Do movimento Eco Maretório, Alanna Carneiro apresentou dados alarmantes sobre os impactos da energia eólica no litoral nordestino. Segundo levantamento realizado pela própria comunidade, 64% das pessoas convivem 24 horas com o barulho das turbinas e 75% relatam piora significativa na saúde desde a chegada dos empreendimentos. Em diversos territórios, aerogeradores foram instalados a menos de 45 metros de escolas e moradias, expondo famílias a um ambiente constante de adoecimento. Alanna descreveu uma realidade marcada pelo infrasom, pelo campo eletromagnético, pela fibra de vidro liberada pelas pás e pela contaminação da água, agravada por derrames de óleo das máquinas. Como consequência, cresce rapidamente o número de casos de sofrimento psíquico, ansiedade, insônia e outras doenças de saúde mental.
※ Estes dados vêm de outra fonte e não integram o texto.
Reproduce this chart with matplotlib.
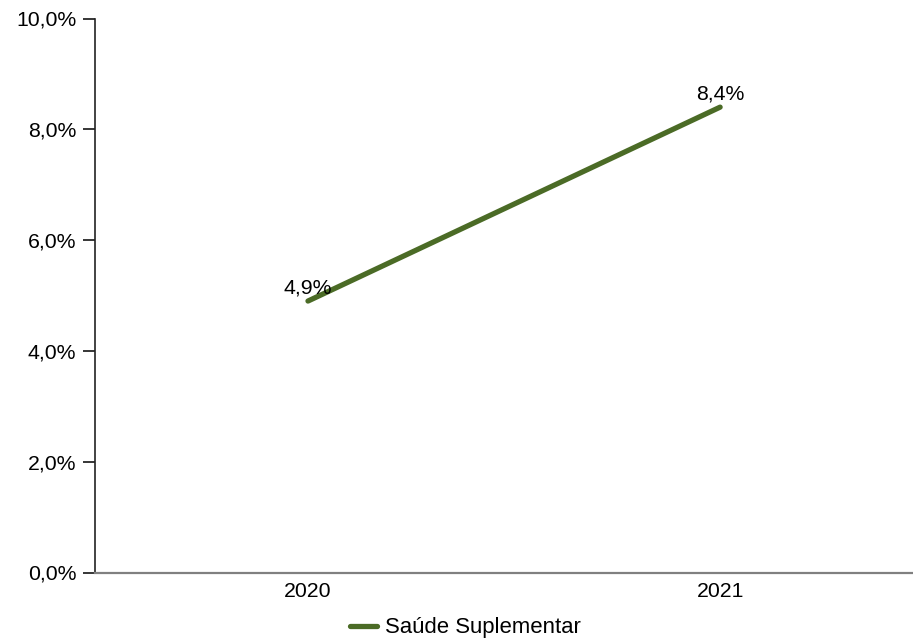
#!/usr/bin/env python3
"""Saude Suplementar growth line chart."""

import matplotlib
matplotlib.use("Agg")
import matplotlib.pyplot as plt
from matplotlib.ticker import FuncFormatter

years = ["2020", "2021"]
values = [4.9, 8.4]
series_name = "Saúde Suplementar"
yticks = [0, 2, 4, 6, 8, 10]

plt.rcParams["font.family"] = ["Liberation Sans", "DejaVu Sans"]
color = "#4b6b26"
fs = 15.3


def pct(v):
    return f"{v:.1f}%".replace(".", ",")


fig = plt.figure(figsize=(9.13, 6.42), dpi=100)
# axes box in pixels: left 94.5, right 913, top 18.5, bottom 572.5
ax = fig.add_axes([94.5 / 913, 1 - 572.5 / 642, (913 - 94.5) / 913, (572.5 - 18.5) / 642])

x = list(range(len(years)))
line, = ax.plot(x, values, color=color, linewidth=3.8, solid_capstyle="round",
                label=series_name, clip_on=False)
for xi, v in zip(x, values):
    ax.annotate(pct(v), (xi, v), xytext=(0, 5.5), textcoords="offset points",
                ha="center", va="baseline", fontsize=fs)

ax.set_xlim(-0.518, 1.468)
ax.set_ylim(0, 10)
ax.set_xticks(x)
ax.set_xticklabels(years, fontsize=fs)
ax.set_yticks(yticks)
ax.yaxis.set_major_formatter(FuncFormatter(lambda v, _: pct(v)))
ax.tick_params(axis="y", length=8.5, width=1.1, labelsize=fs, pad=4.5)
ax.tick_params(axis="x", length=0, pad=6.5)
for s in ["top", "right"]:
    ax.spines[s].set_visible(False)
ax.spines["left"].set_color("#222222")
ax.spines["left"].set_linewidth(1.2)
ax.spines["bottom"].set_color("#808080")
ax.spines["bottom"].set_linewidth(1.6)

fig.legend(handles=[line], loc="center", bbox_to_anchor=(465.5 / 913, 1 - 628 / 642),
           frameon=False, fontsize=fs + 0.6, handlelength=1.2, handletextpad=0.35)

fig.savefig("out.png", dpi=100)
Repressão às comunidades, rios adoecidos e impactos pela energia eólica
Representando o Movimento dos Rios e Igarapés (MRI), Cleide Alves e Marina Soares denunciaram a ausência de consulta pública e a presença de repressão sempre que as comunidades tentam impedir novos empreendimentos: “Quando dizemos basta, o Estado responde com repressão. Não existe cidade sustentável com rio adoecido. Nós não somos obstáculos — somos raiz. E como raízes, não arredamos.”
Da Articulação Povos de Luta (ARPOLU), Angeliane Alves, da comunidade pesqueira Vila Nova (CE), alertou para o avanço dos parques eólicos territoriais e offshore, que chegam desacompanhados de consulta prévia com exposição real dos danos: “Para nós, tudo começa com especulação imobiliária. O Estado brasileiro nunca nos reconheceu. É um braço das empresas.”
Ela também denunciou como não há nenhum benefício de retorno à comunidade: “A torre está no nosso quintal e nós não consumimos a energia gerada por ela, que se direciona aos data centers de iniciativa privada. Somos obrigados a deixar nossos corpos e territórios.”
Carla Maria reforçou as violações, citando o caso de uma empresa alemã denunciada pela comunidade: “A transição climática justa que a mídia anuncia não existe para nós. Onde tem torre eólica, tem gente morrendo de arrependimento de ter aceitado.”
Participação do público evidencia tribunal popular
De Pernambuco, Luiza Cavalcante chamou atenção para a nova onda de projetos que reordenam o território brasileiro sem participação social: “É preciso impedir a recolonização das terras brasileiras, especialmente no Nordeste.” Ela clamou que as companheiras insiram a realidade dos povos impactados pelas linhas de transmissão em seus discursos sobre transição energética.
Perspectivas do júri
O júri foi composto por Guillermo Torres (Proyecto de derechos económicos, sociales y culturales, ProDESC/Iniciativa para la Justicia Transnacional - IJT), Francesco Martone (Juiz do Tribunal Internacional pelos Direitos da Natureza) e Tricia Calmon (Superintendente de Apoio e Defesa aos Direitos Humanos no Governo do Estado da Bahia).
Após a escuta atenta às denúncias, o trio reforçou o caráter estrutural da violência. Enquanto Guillermo se surpreendeu com a quantidade de frentes e com o sofrimento causado pelos impactos que não está sendo considerado, Francesco afirmou não existir diferença entre direitos humanos e direitos da natureza nesse contexto. “O sistema extrativista capitalista viola ambos”, concluiu.
Já Tricia ressaltou o impacto sobre a saúde emocional das mulheres, que não só enfrentam a luta política, como também o cuidado doméstico:
“Nós estamos lidando com uma lógica de desenvolvimento que desconsidera a presença de seres humanos nos territórios. Não tem como recuar, é sobre vida. O adoecimento dessas mulheres é parte da violência do modelo energético.”
Ao final, as lideranças anunciaram que irão se reunir coletivamente com seus movimentos para elaborar respostas e encaminhamentos que irão basear o relatório final.